Charities voice ‘outrage’ at Serco lock-change plans
Charities have expressed “outrage” at news that around 300 asylum seekers are to be evicted from their current homes.
Serco, which provides the housing arrangement in Glasgow, first announced it was issuing notices to tenants who had been denied the right to remain in the UK last July.
However on Wednesday it was confirmed the lock-changing programme would begin in a matter of weeks, phased out over the next four months.
Graham O’Neill, Scottish Refugee Council policy manager, said: “We are outraged at Serco’s plan to initiate lock-change evictions in the coming weeks and months.
“For hundreds of men and women in Glasgow, this will mean forced eviction from their only source of accommodation and safety in Scotland.
“Serco have announced their intention to make 30 people a week street homeless. The consequences of these evictions are clear: extreme human suffering on a mass scale with all the immediate adverse health and exploitation risks that ensue.
“Serco and the Home Office are aware of several ongoing legal challenges against the lock-change policy. Scots legal process has not been exhausted and we don’t believe the law in this regard has been definitively clarified.
“Once again, the agencies that work daily with people refused refugee protection, often on the back of Home Office decisions overturned on appeal, knew nothing about this plan.
“Once again their public announcement has spread fear and anxiety among refugee communities.”
Robina Qureshi, Positive Action in Housing director, said: “We are shocked by the latest move by Serco to resume lock-change evictions.
“Rupert Soames [Serco CEO] and Serco agreed publicly that they would not take any immediate action to evict after the Court of Session judgment last month, and would consult with ‘key partners’.
“Neither of these happened, in fact since April 2019, asylum seekers have come into our office in Glasgow with letters telling them to leave their accommodation immediately.”
She also questioned how the programme would be carried out, saying: “We are also extremely concerned, in the absence of a structured eviction process with a sheriff officer attending, what these lock-change evictions look like.
“Are people going to be dragged out with their belongings dumped in the street? There is no procedure.
“Anecdotal evidence tells us that vulnerable, frightened people, both men and women, will be man handled on to the street. Our advice is to refuse to leave so that they can appeal to the first tier tribunal as per the Court of Session’s advice.”
Fiona McPhail, Shelter Scotland principal solicitor, said: “Shelter Scotland is hugely disappointed at Serco’s statement that they will roll-out their lock-change programme within the next four months, notwithstanding ongoing legal challenges to the lawfulness of the policy.
“In August 2018, Serco publicly undertook to pause all lock changes until the law was clarified.
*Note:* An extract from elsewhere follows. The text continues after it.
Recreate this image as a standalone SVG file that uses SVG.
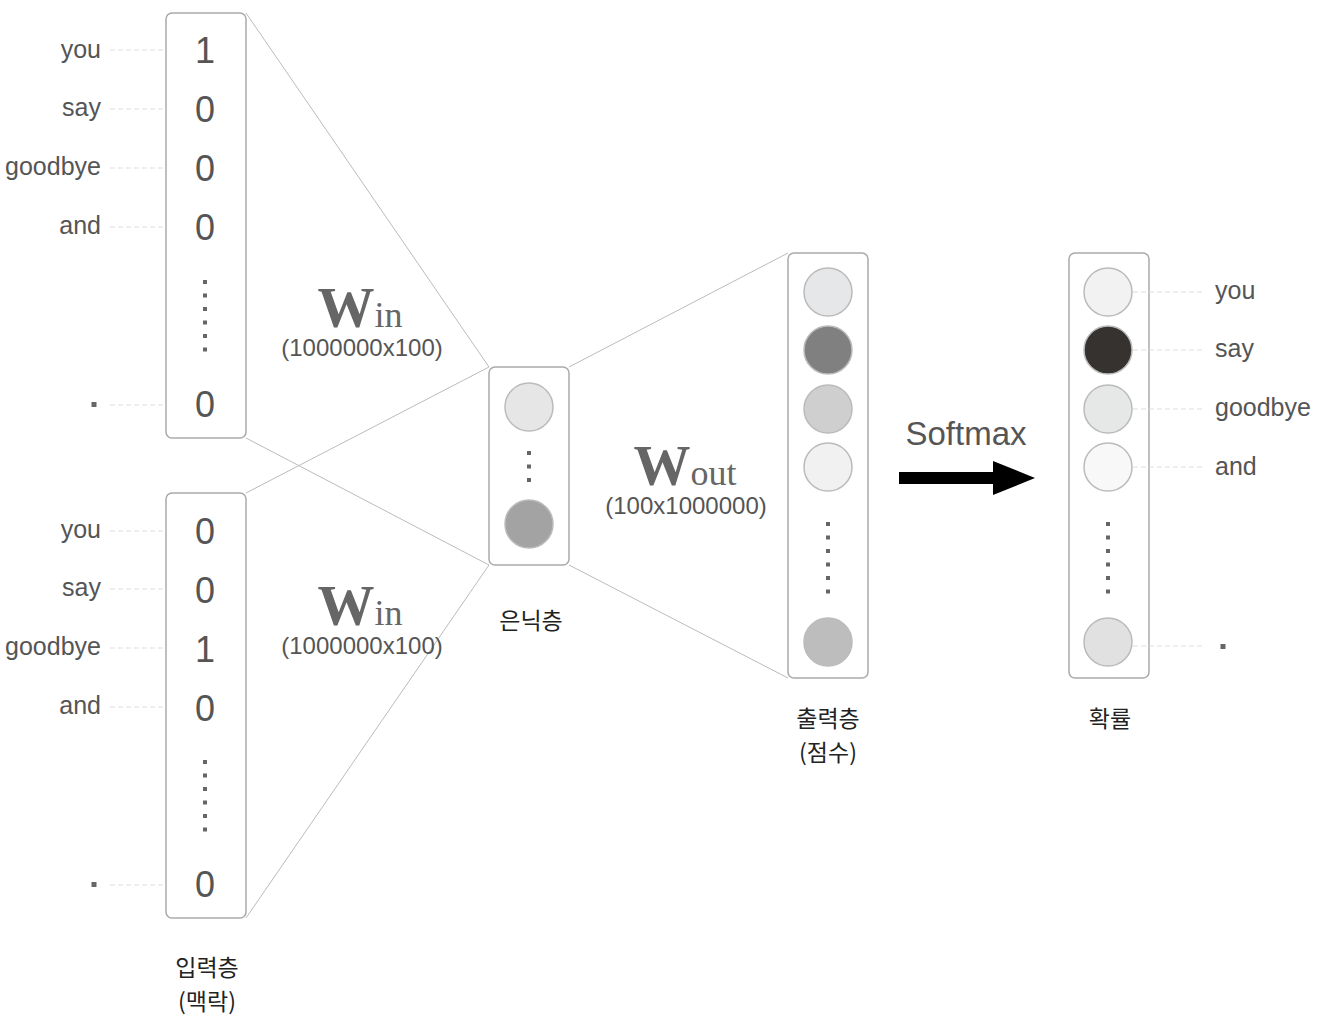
<svg xmlns="http://www.w3.org/2000/svg" width="1318" height="1018" viewBox="0 0 1318 1018">
<style>
.box{fill:#fff;stroke:#aaa;stroke-width:1.5}
.conn{stroke:#bbb;stroke-width:1;fill:none}
.dash{stroke:#ddd;stroke-width:1;stroke-dasharray:5 3;fill:none}
.word{font-family:"Liberation Sans",Arial,sans-serif;font-size:25px;fill:#555}
.digit{font-family:"Liberation Sans",Arial,sans-serif;font-size:36px;fill:#555;text-anchor:middle}
.dim{font-family:"Liberation Sans",Arial,sans-serif;font-size:24px;fill:#555;text-anchor:middle}
.kr{font-family:"Noto Sans CJK KR","Noto Sans",sans-serif;font-size:23px;fill:#222;text-anchor:middle}
.wb{font-family:"Liberation Serif","Times New Roman",serif;font-weight:bold;font-size:57px;fill:#666}
.ws{font-family:"Liberation Serif","Times New Roman",serif;font-size:36px;fill:#666}
.dot{fill:#666}
.c{stroke:#bbb;stroke-width:1.5}
</style>
<defs>
<g id="vdots"><rect x="-2" y="-2" width="4" height="4"/><rect x="-2" y="11.5" width="4" height="4"/><rect x="-2" y="25" width="4" height="4"/><rect x="-2" y="38.5" width="4" height="4"/><rect x="-2" y="52" width="4" height="4"/><rect x="-2" y="65.5" width="4" height="4"/></g>
</defs>
<g id="connectors">
<line class="conn" x1="246" y1="13" x2="489" y2="367"/>
<line class="conn" x1="246" y1="438" x2="489" y2="565"/>
<line class="conn" x1="246" y1="493" x2="489" y2="367"/>
<line class="conn" x1="246" y1="918" x2="489" y2="565"/>
<line class="conn" x1="569" y1="367" x2="788" y2="253"/>
<line class="conn" x1="569" y1="565" x2="788" y2="678"/>
<g id="softmax-arrow">
<rect x="899" y="472" width="96" height="12" fill="#000"/>
<polygon points="993,461 1035,478 993,495" fill="#000"/>
</g>
</g>
<g id="input1">
<rect class="box" x="166" y="13" width="80" height="425" rx="6"/>
<line class="dash" x1="110" y1="50" x2="166" y2="50"/>
<line class="dash" x1="110" y1="109" x2="166" y2="109"/>
<line class="dash" x1="110" y1="168" x2="166" y2="168"/>
<line class="dash" x1="110" y1="227" x2="166" y2="227"/>
<line class="dash" x1="110" y1="405" x2="166" y2="405"/>
<text class="word" x="101" y="58" text-anchor="end">you</text>
<text class="word" x="101" y="116" text-anchor="end">say</text>
<text class="word" x="101" y="175" text-anchor="end">goodbye</text>
<text class="word" x="101" y="234" text-anchor="end">and</text>
<rect class="dot" x="91.5" y="402" width="5" height="5"/>
<text class="digit" x="205" y="63">1</text>
<text class="digit" x="205" y="122">0</text>
<text class="digit" x="205" y="181">0</text>
<text class="digit" x="205" y="240">0</text>
<use href="#vdots" class="dot" x="205" y="282"/>
<text class="digit" x="205" y="417">0</text>
</g>
<g id="input2">
<rect class="box" x="166" y="493" width="80" height="425" rx="6"/>
<line class="dash" x1="110" y1="531" x2="166" y2="531"/>
<line class="dash" x1="110" y1="589" x2="166" y2="589"/>
<line class="dash" x1="110" y1="648" x2="166" y2="648"/>
<line class="dash" x1="110" y1="707" x2="166" y2="707"/>
<line class="dash" x1="110" y1="885" x2="166" y2="885"/>
<text class="word" x="101" y="538" text-anchor="end">you</text>
<text class="word" x="101" y="596" text-anchor="end">say</text>
<text class="word" x="101" y="655" text-anchor="end">goodbye</text>
<text class="word" x="101" y="714" text-anchor="end">and</text>
<rect class="dot" x="91.5" y="882" width="5" height="5"/>
<text class="digit" x="205" y="544">0</text>
<text class="digit" x="205" y="603">0</text>
<text class="digit" x="205" y="662">1</text>
<text class="digit" x="205" y="721">0</text>
<use href="#vdots" class="dot" x="205" y="762"/>
<text class="digit" x="205" y="897">0</text>
<text class="kr" x="207" y="976">입력층</text>
<text class="kr" x="207" y="1010">(맥락)</text>
</g>
<g id="win1">
<text x="360" y="327" text-anchor="middle"><tspan class="wb">W</tspan><tspan class="ws">in</tspan></text>
<text class="dim" x="362" y="356">(1000000x100)</text>
</g>
<g id="win2">
<text x="360" y="625" text-anchor="middle"><tspan class="wb">W</tspan><tspan class="ws">in</tspan></text>
<text class="dim" x="362" y="654">(1000000x100)</text>
</g>
<g id="wout">
<text x="685" y="485" text-anchor="middle"><tspan class="wb">W</tspan><tspan class="ws">out</tspan></text>
<text class="dim" x="686" y="514">(100x1000000)</text>
</g>
<g id="hidden">
<rect class="box" x="489" y="367" width="80" height="198" rx="6"/>
<circle class="c" cx="529" cy="407" r="24" fill="#e6e6e6"/>
<rect class="dot" x="527" y="451" width="4" height="4"/>
<rect class="dot" x="527" y="464.5" width="4" height="4"/>
<rect class="dot" x="527" y="478" width="4" height="4"/>
<circle class="c" cx="529" cy="524" r="24" fill="#a3a3a3"/>
<text class="kr" x="531" y="629">은닉층</text>
</g>
<g id="output">
<rect class="box" x="788" y="253" width="80" height="425" rx="6"/>
<circle class="c" cx="828" cy="292" r="24" fill="#e6e7e9"/>
<circle class="c" cx="828" cy="350" r="24" fill="#808080"/>
<circle class="c" cx="828" cy="409" r="24" fill="#cfcfcf"/>
<circle class="c" cx="828" cy="467" r="24" fill="#f1f1f1"/>
<use href="#vdots" class="dot" x="828" y="524"/>
<circle class="c" cx="828" cy="642" r="24" fill="#bdbdbd"/>
<text class="kr" x="828" y="727">출력층</text>
<text class="kr" x="828" y="761">(점수)</text>
</g>
<g id="softmax-label">
<text x="966" y="445" text-anchor="middle" font-family="Liberation Sans,Arial,sans-serif" font-size="33" fill="#555">Softmax</text>
</g>
<g id="prob">
<rect class="box" x="1069" y="253" width="80" height="425" rx="6"/>
<line class="dash" x1="1133" y1="292" x2="1205" y2="292"/>
<line class="dash" x1="1133" y1="350" x2="1205" y2="350"/>
<line class="dash" x1="1133" y1="409" x2="1205" y2="409"/>
<line class="dash" x1="1133" y1="467" x2="1205" y2="467"/>
<line class="dash" x1="1133" y1="646" x2="1205" y2="646"/>
<circle class="c" cx="1108" cy="292" r="24" fill="#f2f2f2"/>
<circle class="c" cx="1108" cy="350" r="24" fill="#35322f"/>
<circle class="c" cx="1108" cy="409" r="24" fill="#e6e7e7"/>
<circle class="c" cx="1108" cy="467" r="24" fill="#f8f8f8"/>
<use href="#vdots" class="dot" x="1108" y="524"/>
<circle class="c" cx="1108" cy="642" r="24" fill="#e1e1e1"/>
<text class="word" x="1215" y="299">you</text>
<text class="word" x="1215" y="357">say</text>
<text class="word" x="1215" y="416">goodbye</text>
<text class="word" x="1215" y="475">and</text>
<rect class="dot" x="1220.5" y="644" width="5" height="5"/>
<text class="kr" x="1110" y="727">확률</text>
</g>
</svg>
“Shelter Scotland firmly believes that lock changes are illegal without a court order, with the court still to fully determine all legal arguments in the ongoing actions.
“We are very concerned about the impact of the lock-change programme which will place up to 30 people per week at risk of homelessness and destitution.
“Shelter Scotland will continue to provide legal advice to individuals at risk of a lock change, in partnership with other legal and asylum support charities through legal surgeries hosted by the Scottish Refugee Council.”
In a statement, Serco said it will make up to £150,000 available to charities supporting homeless people in Glasgow.